El amor humano, que conduce al matrimonio y a la familia, es un camino divino, vocacional, maravilloso, cauce para una completa dedicación a nuestro Dios. Cuando un hombre y una mujer se entregan mutuamente en un acto de donación plena manifestado ante Dios, la Iglesia y la sociedad emprenden un camino de santidad que les debería conducir al encuentro definitivo con Dios, es decir, al cielo.
El matrimonio y la familia son una vocación divina, una llamada a vivir la vida de la gracia en plenitud. Dios llama a muchos bautizados a la vida matrimonial. De ahí que los esposos pueden afirmar con certeza que su unión esponsal es un camino divino, querido por Dios desde el mismo instante de la Creación del hombre y la mujer.
Con la venida al mundo del Hijo de Dios, además, el matrimonio ha sido elevado a sacramento, santificando la vida matrimonial y familiar. El Señor otorga a los esposos la gracia necesaria para que, juntos, recorran el camino que conduce a la vida eterna.
Cristo ha hecho del matrimonio un camino divino de santidad, para encontrar a Dios en medio de las ocupaciones diarias, de la familia y del trabajo, para situar la amistad, las alegrías y las penas –porque no hay cristianismo sin Cruz–, y las mil pequeñas cosas del hogar en el nivel eterno del amor.

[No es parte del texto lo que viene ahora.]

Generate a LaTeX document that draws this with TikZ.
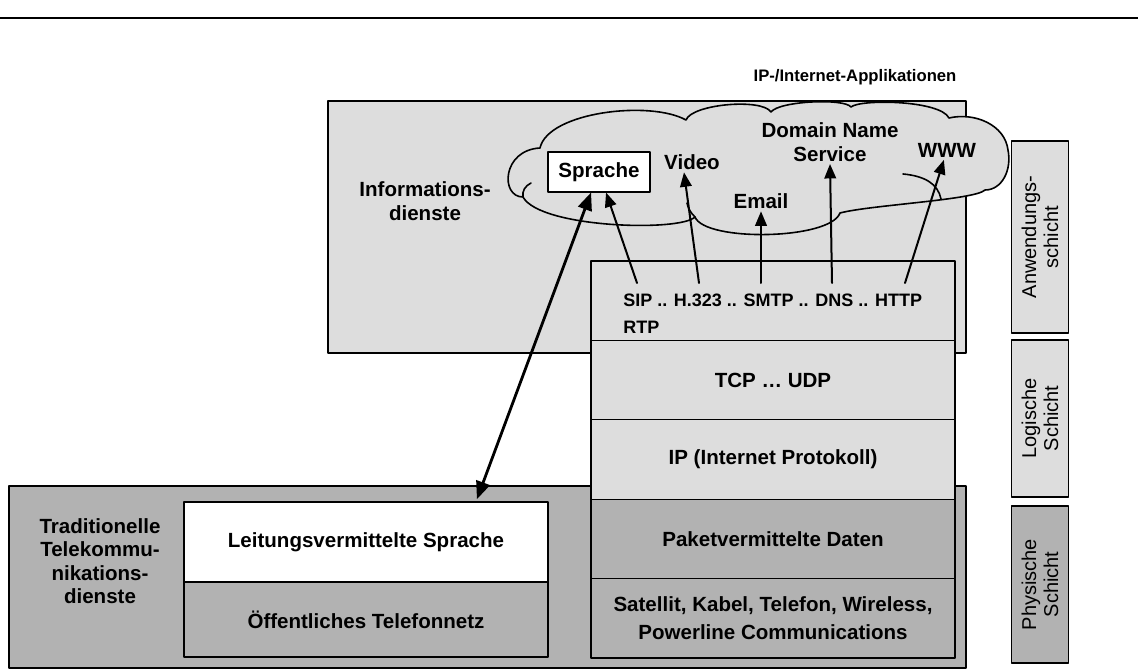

La vida matrimonial y familiar no es instalarse en una existencia segura y cómoda, sino dedicarse el uno al otro y dedicar tiempo generosamente a los demás miembros de la familia, comenzando por la educación de los hijos, para abrirse, a continuación, a los amigos, a otras familias, y especialmente a los más necesitados. Pidamos a Nuestra Señora del Rosario por la santidad de la Familia.